Meta-Learning Multi-armed Bandits for Beam Tracking in 5G and 6G Networks
Alexander Mattick, George Yammine, Georgios Kontes, Setareh Maghsudi, Christopher Mutschler
TL;DR
This work tackles beam management in mmWave networks by formulating beam selection as a partially observable restless multi-armed bandit problem. It introduces a meta-learning approach that amortizes posterior inference via stochastic variational inference, decomposing the problem into a bandit-search head and a goal-predictor head to handle UE movement and environmental dynamics. During deployment, a fast online inference step mirrors Thompson sampling, enabling real-time beam decisions using RSS feedback only. Empirical results show robust generalization across trajectories, environments, and codebook sizes, outperforming state-of-the-art baselines and offering substantial reductions in probe requirements. The approach provides a scalable framework for online RMAB inference in dynamic wireless settings with practical relevance to 5G/6G beam management.
Abstract
Beamforming-capable antenna arrays with many elements enable higher data rates in next generation 5G and 6G networks.
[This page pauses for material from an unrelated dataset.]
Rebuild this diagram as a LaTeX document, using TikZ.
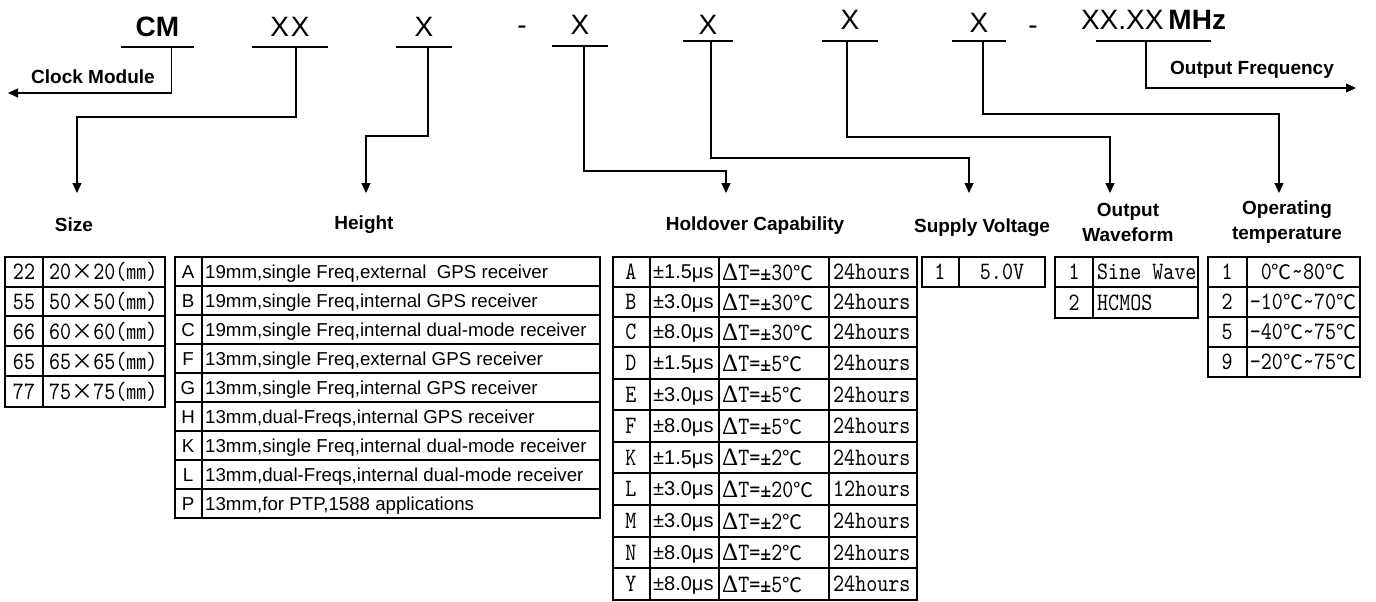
\documentclass[tikz,border=0pt]{standalone}
\usepackage{fontspec}
\setmainfont{Liberation Sans}
\newfontfamily\tabfont[Extension=.otf, FakeStretch=0.84]{lmmono10-regular}
\newfontfamily\grkfont{Liberation Serif}
\newfontfamily\cjkfont{Noto Sans CJK SC}
\usetikzlibrary{arrows.meta}
\newcommand{\degc}{{\cjkfont\fontsize{20}{20}\selectfont ℃}}
\newcommand{\mmunit}{{\cjkfont\fontsize{20}{20}\selectfont ㎜}}
\newcommand{\tms}{{\cjkfont\fontsize{22}{22}\selectfont ×}}
\newcommand{\dlta}{{\grkfont Δ}}

\begin{document}
\begin{tikzpicture}[x=1pt,y=-1pt,
    code/.style={anchor=south, inner xsep=0pt, font=\fontsize{28}{28}\selectfont},
    note/.style={inner sep=0pt, font=\bfseries\fontsize{19}{19}\selectfont},
    title/.style={inner sep=0pt, align=center, font=\bfseries\fontsize{19}{25}\selectfont},
    conn/.style={line width=1.2pt, -{Triangle[width=9pt,length=10pt]}},
    grid/.style={line width=1.3pt},
    cell/.style={inner sep=0pt, font=\tabfont\fontsize{25}{25}\selectfont},
    desc/.style={inner sep=0pt, anchor=west, text height=13.4pt, text depth=0pt, font=\fontsize{18.7}{18.7}\selectfont}]
    \useasboundingbox (0,0) rectangle (1376,602);

    % Code line
    \node[code, inner ysep=10pt] (cm) at (157.5,47) {\bfseries CM};
    \node[code, inner ysep=10pt] (sz) at (290,47) {X\kern2ptX};
    \node[code, inner ysep=10pt] (ht) at (424,47) {X};
    \node[code, inner ysep=0pt, anchor=center] (dsh1) at (522,30) {-};
    \node[code, inner ysep=11pt] (ho) at (580,46) {X};
    \node[code, inner ysep=6pt] (sv) at (708,41) {X};
    \node[code, inner ysep=11pt] (wf) at (850,41) {X};
    \node[code, inner ysep=8pt] (ot) at (979,41) {X};
    \node[code, inner ysep=0pt, anchor=center] (dsh2) at (1033,30) {-};
    \node[code, inner ysep=11pt] (fq) at (1153.5,41) {XX.XX\kern5pt\textbf{MHz}};
    \foreach \n/\w in {cm/73, sz/76, ht/56, ho/56, sv/50, wf/56, ot/54, fq/115}
        \draw[line width=1.2pt] ([xshift=-\w/2]\n.south) -- ([xshift=\w/2]\n.south);

    % Side arrows
    \node[note] (clk) at (93,77) {Clock Module};
    \node[note] (frq) at (1252,70) {Output Frequency};
    \coordinate (clkend) at (8,93);
    \coordinate (fqend) at (1356,88);
    \draw[conn] ([xshift=14pt]cm.south) |- (clkend);
    \draw[conn] ([xshift=-7.5pt]fq.south) |- (fqend);

    % Down arrows
    \foreach \n/\dx/\ym/\xe in {sz/6/117/77, ht/4/136/366, ho/4/171/726, sv/3/158/969, wf/-3/137/1110, ot/4/114/1279}{
        \coordinate (\n-end) at (\xe,193);
        \draw[conn] ([xshift=\dx pt]\n.south) |- (\n-end |- 0,\ym) -- (\n-end);
    }

    % Titles
    \node[title] (tsz) at (74,225) {Size};
    \node[title] (tht) at (364,225) {Height};
    \node[title] (tho) at (755,226) {Holdover Capability};
    \node[title] (tsv) at (982,228) {Supply Voltage};
    \node[title] (twf) at (1128,222) {Output\\Waveform};
    \node[title] (tot) at (1287,222) {Operating\\temperature};

    % Size table
    \draw[grid] (5,257) rectangle (165,407) (43,257) -- (43,407);
    \foreach \y in {287,316,346,376} \draw[grid] (5,\y) -- (165,\y);
    \foreach \k/\mm [count=\i] in {22/20, 55/50, 66/60, 65/65, 77/75}{
        \node[cell] (sz-\k) at (24,257+30*\i-15) {\k};
        \node[cell, anchor=west] (szd-\k) at (49,257+30*\i-15) {\mm\tms\mm(\mmunit)};
    }

    % Height table
    \draw[grid] (175,257) rectangle (600,518) (202,257) -- (202,518);
    \foreach \i in {1,...,8} \draw[grid] (175,257+29*\i) -- (600,257+29*\i);
    \foreach \k/\v [count=\i] in {A/{19mm,single Freq,external~~GPS receiver},
        B/{19mm,single Freq,internal GPS receiver},
        C/{19mm,single Freq,internal dual-mode receiver},
        F/{13mm,single Freq,external GPS receiver},
        G/{13mm,single Freq,internal GPS receiver},
        H/{13mm,dual-Freqs,internal GPS receiver},
        K/{13mm,single Freq,internal dual-mode receiver},
        L/{13mm,dual-Freqs,internal dual-mode receiver},
        P/{13mm,for PTP,1588 applications}}{
        \node[desc, anchor=center] (ht-\k) at (188,242.5+29*\i) {\k};
        \node[desc] (htd-\k) at (205,242.5+29*\i) {\v};
    }

    % Holdover table
    \draw[grid] (613,257) rectangle (917,600);
    \foreach \x in {650,719,829} \draw[grid] (\x,257) -- (\x,600);
    \foreach \y in {287,317,347,379,410,442,473,505,537,568} \draw[grid] (613,\y) -- (917,\y);
    \foreach \k/\acc/\dlt/\hrs/\ym in {A/1.5/30/24/272, B/3.0/30/24/302, C/8.0/30/24/332,
        D/1.5/5/24/363, E/3.0/5/24/394.5, F/8.0/5/24/426, K/1.5/2/24/457.5,
        L/3.0/20/12/489, M/3.0/2/24/521, N/8.0/2/24/552.5, Y/8.0/5/24/584}{
        \node[cell] (ho-\k) at (631,\ym) {\k};
        \node[desc, font=\fontsize{20}{20}\selectfont] (hoa-\k) at (653,\ym) {±\acc μs};
        \node[cell, anchor=west] (hod-\k) at (722,\ym) {\dlta T=±\dlt\degc};
        \node[cell, anchor=west] (hoh-\k) at (833,\ym) {\hrs hours};
    }

    % Supply voltage table
    \draw[grid] (922,257) rectangle (1045,287) (959,257) -- (959,287);
    \node[cell] (sv-1) at (940,272) {1};
    \node[cell] (svd-1) at (1002,272) {5.0V};

    % Waveform table
    \draw[grid] (1055,257) rectangle (1198,318) (1093,257) -- (1093,318) (1055,287) -- (1198,287);
    \node[cell] (wf-1) at (1074,272) {1};
    \node[cell, anchor=west] (wfd-1) at (1097,272) {Sine Wave};
    \node[cell] (wf-2) at (1074,302.5) {2};
    \node[cell, anchor=west] (wfd-2) at (1097,302.5) {HCMOS};

    % Temperature table
    \draw[grid] (1208,257) rectangle (1360,377) (1247,257) -- (1247,377);
    \foreach \y in {287,317,347} \draw[grid] (1208,\y) -- (1360,\y);
    \foreach \k/\lo/\hi [count=\i] in {1/0/80, 2/-10/70, 5/-40/75, 9/-20/75}{
        \node[cell] (ot-\k) at (1227,242+30*\i) {\k};
        \node[cell] (otd-\k) at (1303,242+30*\i) {\lo\degc\textasciitilde\hi\degc};
    }
\end{tikzpicture}
\end{document}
In current practice, analog beamforming uses a codebook of pre-configured beams with each of them radiating towards a specific direction, and a beam management function continuously selects \textit{optimal} beams for moving user equipments (UEs). However, large codebooks and effects caused by reflections or blockages of beams make an optimal beam selection challenging. In contrast to previous work and standardization efforts that opt for supervised learning to train classifiers to predict the next best beam based on previously selected beams we formulate the problem as a partially observable Markov decision process (POMDP) and model the environment as the codebook itself. At each time step, we select a candidate beam conditioned on the belief state of the unobservable optimal beam and previously probed beams. This frames the beam selection problem as an online search procedure that locates the moving optimal beam. In contrast to previous work, our method handles new or unforeseen trajectories and changes in the physical environment, and outperforms previous work by orders of magnitude.